Forgive Us Our Press Passes

I have recently taken a week off in the Colorado Rockies, brooding about the trouble we journalists are in with the public. (No, let me not exaggerate. I only brooded during a small part of the time.) On behalf of my profession, let me say it straight out: Journalists have erred. We hope you will forgive us our press passes.

How have we erred? Let me count the ways.

First, some of us by telling you things that were totally made up. Like Stephen Glass with his imaginary anecdotes in The New Republic. Or, Patricia Smith with her invented characters in The Boston Globe. Or, going back a bit, Janet Cooke and her Pulitzer Prize-winning fantasy about a child heroin addict in The Washington Post. Talented people who went wrong.

Second, some of us by telling you sensational things conceivably true, but not adequately documented. That refers, of course, to the CNN allegations about nerve gas used against American deserters in Laos. Heads rolled for that. Peter Arnett, another Pulitzer Prize-winner, was reprimanded after his anguished defense that he was only reading a script someone else had written. Financial settlements were made by CNN with interviewees who complained of having been misrepresented. Well-meaning people caught up in a medium that blurs lines of reality.

Third, some of us by telling you true things, learned by questionable means. This is the one that troubles me most. I used to be a reporter and I can tell you that well-kept secrets are not generally dug out by conventional methods, but airing them may be an important public service.

ABC had its people lie on job applications and use hidden cameras to penetrate a Food Lion supermarket and expose tainted meat and unsanitary practices. So unpopular are the media today that ABC got socked by a jury for trespass with a $5.5 million judgment (later reduced by the judge).

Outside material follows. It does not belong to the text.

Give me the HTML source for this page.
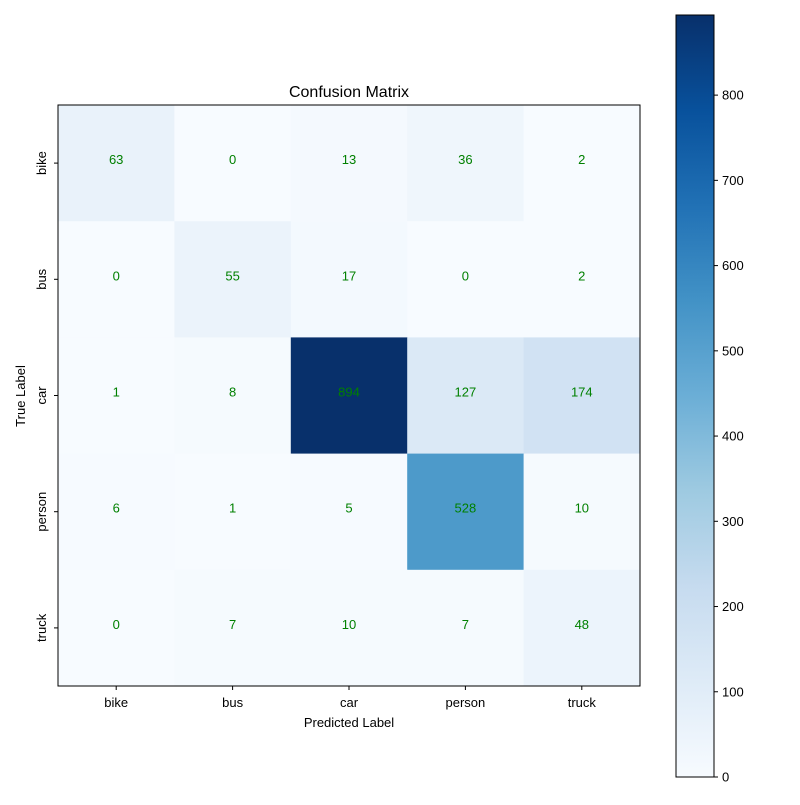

A Maine jury socked NBC with a $525,000 judgment for defamation for telling a true story about a trucker who falsified logs to drive more hours than legally allowed, thus a potential menace on the road. But the trucker said he had been promised a more "positive" story.

In The Cincinnati Enquirer, reporter Michael Gallagher laid bare evidence that the Cincinnati-based Chiquita International had been involved in spraying dangerous pesticides on workers in Central America. On the allegation that he had tapped into the company's voice mail, Mr. Gallagher was summarily fired and the Enquirer paid $10 million to Chiquita without even being sued.

What will happen to investigative journalism when juries are against you and you can't count on your bosses to back you up? There is a phrase much used in First Amendment litigation: "chilling effect." The press seems to be in for the big chill.

* Daniel Schorr is senior news analyst for National Public Radio.